Under clause 22(7) any deferral of deposit on security grounds can be renewed by a “responsible Minister”. The bill contains no specified period for which the deferral can be renewed, and no limit on the number of deferrals — and, of course, the SIS actually does keep rolling over the deferral of deposit of virtually all its archives in 25-year blocks. The Chief Archivist is shut right out of this process regarding material defined as security sensitive, even though we know — and I have given examples — that security agencies will misuse the security let-out in this bill. There has to be an independent look at whether security-sensitive material should be withheld from Archives. It could be done by the Chief Archivist or, as is proposed by the Australian Law Reform Commission, by a separate independent body that looks at classified materials to stop their being withheld illegitimately.
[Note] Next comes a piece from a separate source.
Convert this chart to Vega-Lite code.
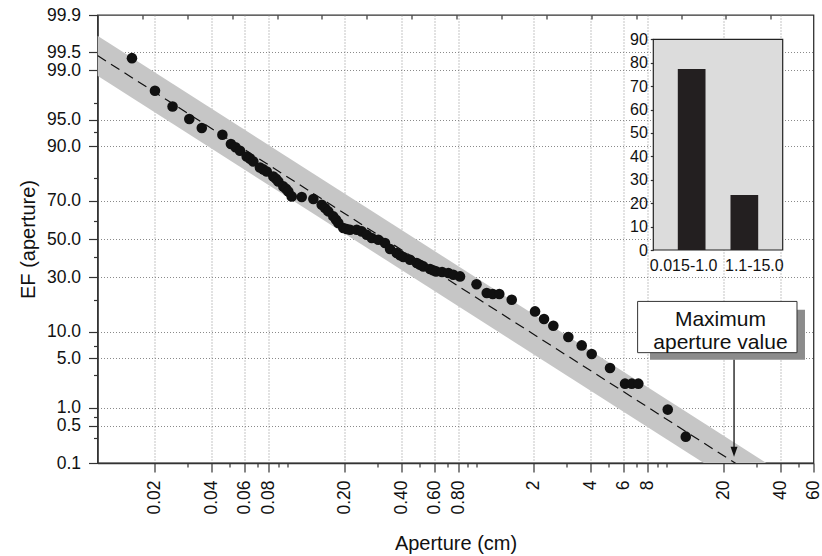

The Australian Law Reform Commission also proposes that security-sensitive material be re-reviewed every 5 years.
On another matter, the committee had an interesting submission from historian Charlotte Macdonald, who was worried about the present destruction of census materials making it much more difficult for future historians to analyse the material in their own way. The fact that individuals’ personal details should not be disclosed — and this is right — does not mean that the census forms and all the information itself should be destroyed. The other challenge before us, Archives New Zealand, and the National Library that was mentioned by submitters is how to preserve digital records. We may have to discuss that matter further.